> [TASK INPUTS]:
/---

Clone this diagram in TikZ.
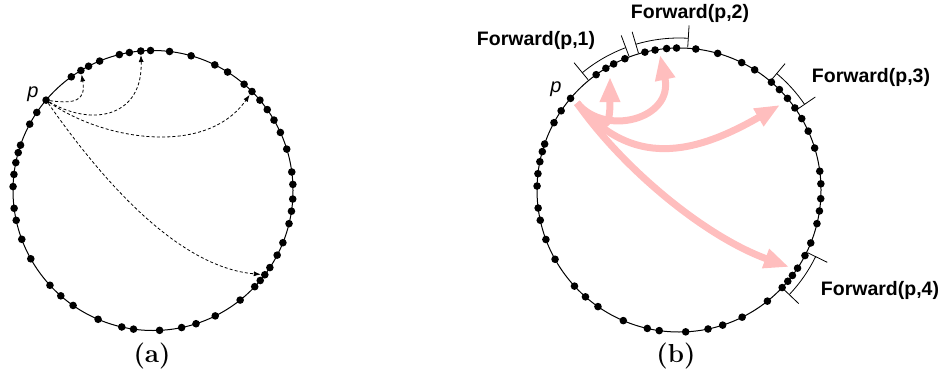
\documentclass[tikz,border=0pt]{standalone}
\usepackage{fontspec}
\newfontfamily\labelfont{Liberation Sans}
\usetikzlibrary{arrows.meta,calc}
\definecolor{ringpink}{RGB}{255,190,190}
\begin{document}
\begin{tikzpicture}[x=1pt,y=1pt,
  ring/.style={line width=1pt},
  dot/.style={circle,fill=black,inner sep=0pt,minimum size=7.6pt},
  hop/.style={dash pattern=on 3pt off 2.2pt,line width=0.8pt,-{Latex[length=7pt,width=5pt]}},
  fwd/.style={line width=7pt,draw=ringpink,-{Triangle[length=25pt,width=19pt,fill=ringpink]}},
  bracket/.style={line width=0.8pt},
  fwdlabel/.style={font=\labelfont\bfseries\fontsize{19.5}{22}\selectfont,inner sep=0pt},
  plabel/.style={font=\labelfont\itshape\fontsize{20}{24}\selectfont,inner sep=0pt},
  caption/.style={font=\bfseries\fontsize{26}{30}\selectfont,inner sep=0pt}]
\useasboundingbox (0,0) rectangle (947,381);

\coordinate (ca) at (153,190.5);
\coordinate (cb) at (679,191);

% ---------------- (a): ring with dashed hops ----------------
\draw[ring] (ca) circle[radius=140];
\foreach \ang [count=\i] in {103.9,99.7,95.0,91.0,83.2,74.2,63.8,57.8,49.4,45.0,
    40.2,35.3,30.2,24.5,17.2,7.6,2.5,-3.5,-8.5,-13.7,-21.9,-27.5,-33.4,-37.0,-40.0,
    -43.4,-51.5,-63.6,-72.1,-78.2,-87.3,-98.0,-102.9,-113.1,-124.8,-131.2,-137.4,
    -150.8,-159.6,-167.7,-172.7,178.4,173.4,168.5,164.3,161.1,151.7,146.1,139.8,
    125.7,121.0,117.4,112.4}
  {\node[dot] (a\i) at ($(ca)+(\ang:140)$) {};}
\node[plabel] (pa) at (33,286.5) {p};

\draw[hop] (a49) .. controls +(-8:30) and +(-80:30) .. (a51);
\draw[hop] (a49) .. controls +(-30:55) and +(-88:65) .. (a3);
\draw[hop] (a49) .. controls +(-35:70) and +(-125:80) .. (a10);
\draw[hop] (a49) .. controls +(-55:90) and +(175:90) .. (a24);

\node[caption] (capa) at (152,25) {(a)};

% ---------------- (b): ring with forward ranges ----------------
\coordinate (s) at (577,278);
\coordinate (t1) at (610,304);
\coordinate (t2) at (660,326);
\coordinate (t3) at (780,276);
\coordinate (t4) at (789,114);
\draw[fwd] (s) .. controls +(-50:45) and +(-90:50) .. (t1);
\draw[fwd] (s) .. controls +(-50:45) and +(-78:65) .. (t2);
\draw[fwd] (s) .. controls +(-50:85) and +(-150:100) .. (t3);
\draw[fwd] (s) .. controls +(-55:80) and +(160:90) .. (t4);

\draw[ring] (cb) circle[radius=142];
\foreach \ang [count=\i] in {103.9,99.7,95.0,91.0,83.2,74.2,63.8,57.8,49.4,45.0,
    40.2,35.3,30.2,24.5,17.2,7.6,2.5,-3.5,-8.5,-13.7,-21.9,-27.5,-33.4,-37.0,-40.0,
    -43.4,-51.5,-63.6,-72.1,-78.2,-87.3,-98.0,-102.9,-113.1,-124.8,-131.2,-137.4,
    -150.8,-159.6,-167.7,-172.7,178.4,173.4,168.5,164.3,161.1,151.7,146.1,139.8,
    125.7,121.0,117.4,112.4}
  {\node[dot] (b\i) at ($(cb)+(\ang:142)$) {};}
\node[plabel] (pb) at (556,292) {p};

% brackets marking each forward range
\foreach \s/\e in {129.5/110.5,106.5/86.5,50/34.3,-26/-43.5} {
  \draw[bracket] ($(cb)+(\s:143)$) -- ($(cb)+(\s:165)$);
  \draw[bracket] ($(cb)+(\e:143)$) -- ($(cb)+(\e:165)$);
  \draw[bracket] ($(cb)+(\s:152)$) arc[start angle=\s,end angle=\e,radius=152];
}
\node[fwdlabel] (f1) at (536,341) {Forward(p,1)};
\node[fwdlabel] (f2) at (690,368) {Forward(p,2)};
\node[fwdlabel] (f3) at (871,304) {Forward(p,3)};
\node[fwdlabel] (f4) at (880,91) {Forward(p,4)};

\node[caption] (capb) at (676,25) {(b)};
\end{tikzpicture}
\end{document}
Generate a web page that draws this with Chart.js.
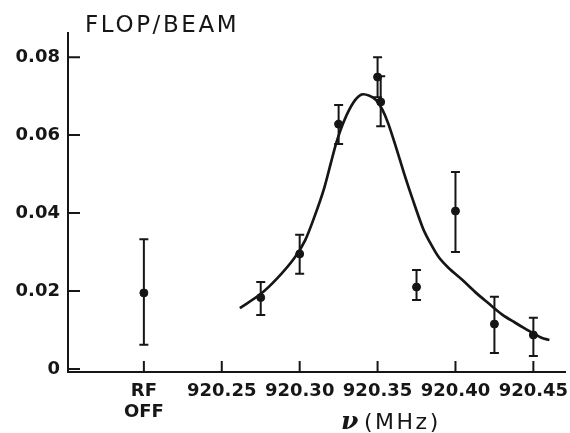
<!DOCTYPE html>
<html>
<head>
<meta charset="utf-8">
<script src="https://cdn.jsdelivr.net/npm/chart.js@4"></script>
<style>
html, body { margin: 0; padding: 0; background: #fff; }
</style>
</head>
<body>
<canvas id="stat" width="570" height="433"></canvas>
<script>
// measured points (RF OFF is placed at the 920.20 slot)
var freqs   = [920.20, 920.275, 920.30, 920.325, 920.35, 920.352, 920.375, 920.40, 920.425, 920.45];
var flop    = [0.0195, 0.0183, 0.0295, 0.0628, 0.0749, 0.0685, 0.0210, 0.0405, 0.0115, 0.0087];
var errLow  = [0.0062, 0.0138, 0.0244, 0.0577, 0.0697, 0.0623, 0.0177, 0.0300, 0.0041, 0.0033];
var errHigh = [0.0333, 0.0223, 0.0344, 0.0677, 0.0800, 0.0751, 0.0254, 0.0505, 0.0185, 0.0131];

// hand drawn curve through the resonance
var curveFreq = [920.2616, 920.2749, 920.2857, 920.2965, 920.3035, 920.3098, 920.3156, 920.3200, 920.3238,
                 920.3289, 920.3346, 920.3397, 920.3448, 920.3492, 920.3530, 920.3568, 920.3619, 920.3670,
                 920.3727, 920.3791, 920.3829, 920.3892, 920.3956, 920.4045, 920.4127, 920.4210, 920.4298,
                 920.4381, 920.4444, 920.4552, 920.4603];
var curveFlop = [0.0156, 0.0192, 0.0233, 0.0284, 0.0330, 0.0394, 0.0462, 0.0528, 0.0584,
                 0.0640, 0.0684, 0.0704, 0.0701, 0.0689, 0.0666, 0.0630, 0.0568, 0.0502,
                 0.0433, 0.0361, 0.0330, 0.0287, 0.0259, 0.0228, 0.0197, 0.0169, 0.0140,
                 0.0119, 0.0104, 0.0080, 0.0074];

var xTicks = [920.20, 920.25, 920.30, 920.35, 920.40, 920.45];
var xTickLabels = [['RF', 'OFF'], '920.25', '920.30', '920.35', '920.40', '920.45'];
var yTicks = [0, 0.02, 0.04, 0.06, 0.08];
var yTickLabels = ['0', '0.02', '0.04', '0.06', '0.08'];

var ink = '#161616';

var curve = [];
for (var i = 0; i < curveFreq.length; i++) curve.push({x: curveFreq[i], y: curveFlop[i]});
var pts = [];
for (var j = 0; j < freqs.length; j++) pts.push({x: freqs[j], y: flop[j]});

// error bars, drawn through the scales
const errorBars = {
  id: 'errorBars',
  afterDatasetsDraw(chart) {
    const ctx = chart.ctx, xs = chart.scales.x, ys = chart.scales.y;
    ctx.save();
    ctx.strokeStyle = ink;
    ctx.lineWidth = 2;
    for (var i = 0; i < freqs.length; i++) {
      var x = xs.getPixelForValue(freqs[i]);
      var y1 = ys.getPixelForValue(errLow[i]);
      var y2 = ys.getPixelForValue(errHigh[i]);
      ctx.beginPath();
      ctx.moveTo(x, y1); ctx.lineTo(x, y2);
      ctx.moveTo(x - 4.5, y1); ctx.lineTo(x + 4.5, y1);
      ctx.moveTo(x - 4.5, y2); ctx.lineTo(x + 4.5, y2);
      ctx.stroke();
    }
    ctx.restore();
  }
};

// inward tick marks + titles
const decor = {
  id: 'decor',
  afterDraw(chart) {
    const ctx = chart.ctx, xs = chart.scales.x, ys = chart.scales.y, a = chart.chartArea;
    ctx.save();
    ctx.strokeStyle = ink;
    ctx.lineWidth = 2;
    ctx.beginPath();
    yTicks.forEach(function(v) {
      var y = ys.getPixelForValue(v);
      ctx.moveTo(a.left, y); ctx.lineTo(a.left + 12, y);
    });
    xTicks.forEach(function(v) {
      var x = xs.getPixelForValue(v);
      ctx.moveTo(x, a.bottom); ctx.lineTo(x, a.bottom - 11);
    });
    ctx.stroke();

    ctx.fillStyle = ink;
    ctx.textBaseline = 'alphabetic';
    ctx.textAlign = 'left';
    ctx.font = '23px "DejaVu Sans"';
    ctx.letterSpacing = '2.6px';
    ctx.fillText('FLOP/BEAM', a.left + 17, 32);

    ctx.font = 'italic bold 25px "DejaVu Serif"';
    ctx.letterSpacing = '0px';
    ctx.fillText('\u03bd', 341, 429);
    ctx.font = '22px "DejaVu Sans"';
    ctx.letterSpacing = '2.5px';
    ctx.fillText('(MHz)', 364, 429);
    ctx.restore();
  }
};

const flop_chart = document.getElementById('stat').getContext('2d');

let chart1 = new Chart(flop_chart, {
  type: 'scatter',
  data: {
    datasets: [{
      type: 'line',
      label: 'curve',
      data: curve,
      borderColor: ink,
      borderWidth: 2.7,
      pointRadius: 0,
      fill: false,
      tension: 0.3,
      order: 2
    }, {
      label: 'Flop/Beam',
      data: pts,
      borderColor: ink,
      backgroundColor: ink,
      pointRadius: 4,
      pointHoverRadius: 4,
      order: 1
    }]
  },
  options: {
    responsive: false,
    animation: false,
    layout: { padding: { top: 33, left: 0, right: 0, bottom: 0 } },
    plugins: {
      legend: { display: false },
      tooltip: { enabled: false }
    },
    scales: {
      x: {
        type: 'linear',
        min: 920.1513,
        max: 920.4703,
        grid: { display: false },
        border: { display: true, color: ink, width: 2 },
        afterBuildTicks: function(s) { s.ticks = xTicks.map(function(v) { return {value: v}; }); },
        afterFit: function(s) { s.height = 61; },
        ticks: {
          color: ink,
          padding: 1,
          maxRotation: 0,
          autoSkip: false,
          font: { family: 'DejaVu Sans', size: 18, weight: 'bold', lineHeight: 1.15 },
          callback: function(v, idx) { return xTickLabels[idx]; }
        }
      },
      y: {
        min: -0.0008,
        max: 0.0862,
        grid: { display: false },
        border: { display: true, color: ink, width: 2 },
        afterBuildTicks: function(s) { s.ticks = yTicks.map(function(v) { return {value: v}; }); },
        afterFit: function(s) { s.width = 68; },
        ticks: {
          color: ink,
          padding: 0,
          font: { family: 'DejaVu Sans', size: 18, weight: 'bold' },
          callback: function(v, idx) { return yTickLabels[idx]; }
        }
      }
    }
  },
  plugins: [errorBars, decor]
});
</script>
</body>
</html>
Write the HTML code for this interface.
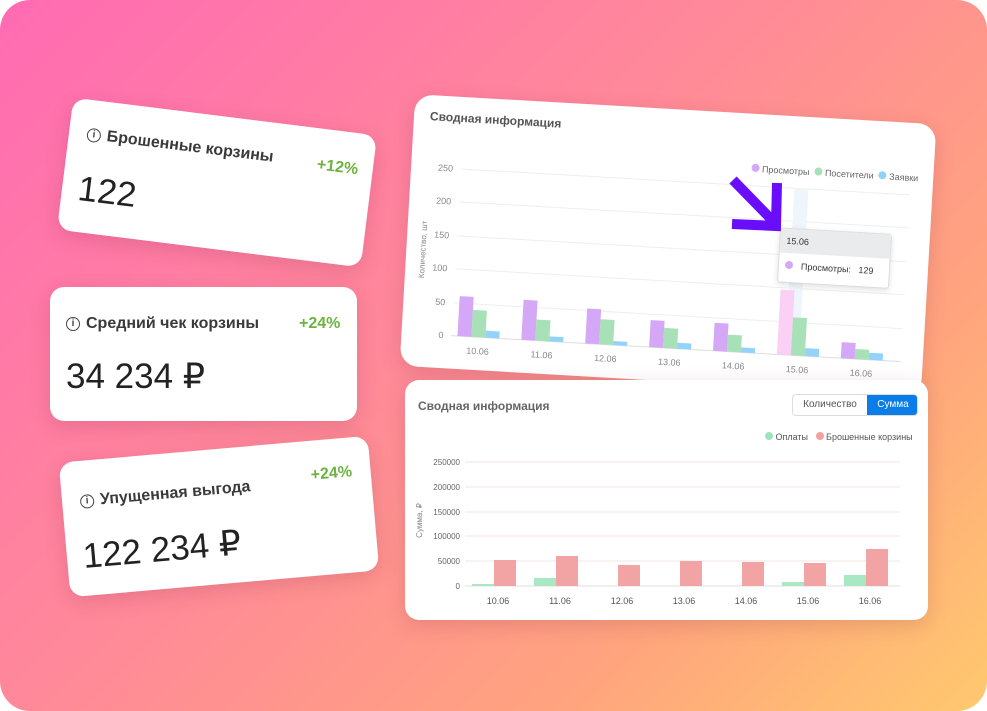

\---

> [EXERCISE GOAL]:
Copy nothing past the line containing "(capa) at (152,25)": reproduce every line from the start of the records up to it, skipping pictures.

> [REPLY]:
Clone this diagram in TikZ.
\documentclass[tikz,border=0pt]{standalone}
\usepackage{fontspec}
\newfontfamily\labelfont{Liberation Sans}
\usetikzlibrary{arrows.meta,calc}
\definecolor{ringpink}{RGB}{255,190,190}
\begin{document}
\begin{tikzpicture}[x=1pt,y=1pt,
  ring/.style={line width=1pt},
  dot/.style={circle,fill=black,inner sep=0pt,minimum size=7.6pt},
  hop/.style={dash pattern=on 3pt off 2.2pt,line width=0.8pt,-{Latex[length=7pt,width=5pt]}},
  fwd/.style={line width=7pt,draw=ringpink,-{Triangle[length=25pt,width=19pt,fill=ringpink]}},
  bracket/.style={line width=0.8pt},
  fwdlabel/.style={font=\labelfont\bfseries\fontsize{19.5}{22}\selectfont,inner sep=0pt},
  plabel/.style={font=\labelfont\itshape\fontsize{20}{24}\selectfont,inner sep=0pt},
  caption/.style={font=\bfseries\fontsize{26}{30}\selectfont,inner sep=0pt}]
\useasboundingbox (0,0) rectangle (947,381);

\coordinate (ca) at (153,190.5);
\coordinate (cb) at (679,191);

% ---------------- (a): ring with dashed hops ----------------
\draw[ring] (ca) circle[radius=140];
\foreach \ang [count=\i] in {103.9,99.7,95.0,91.0,83.2,74.2,63.8,57.8,49.4,45.0,
    40.2,35.3,30.2,24.5,17.2,7.6,2.5,-3.5,-8.5,-13.7,-21.9,-27.5,-33.4,-37.0,-40.0,
    -43.4,-51.5,-63.6,-72.1,-78.2,-87.3,-98.0,-102.9,-113.1,-124.8,-131.2,-137.4,
    -150.8,-159.6,-167.7,-172.7,178.4,173.4,168.5,164.3,161.1,151.7,146.1,139.8,
    125.7,121.0,117.4,112.4}
  {\node[dot] (a\i) at ($(ca)+(\ang:140)$) {};}
\node[plabel] (pa) at (33,286.5) {p};

\draw[hop] (a49) .. controls +(-8:30) and +(-80:30) .. (a51);
\draw[hop] (a49) .. controls +(-30:55) and +(-88:65) .. (a3);
\draw[hop] (a49) .. controls +(-35:70) and +(-125:80) .. (a10);
\draw[hop] (a49) .. controls +(-55:90) and +(175:90) .. (a24);

\node[caption] (capa) at (152,25) {(a)};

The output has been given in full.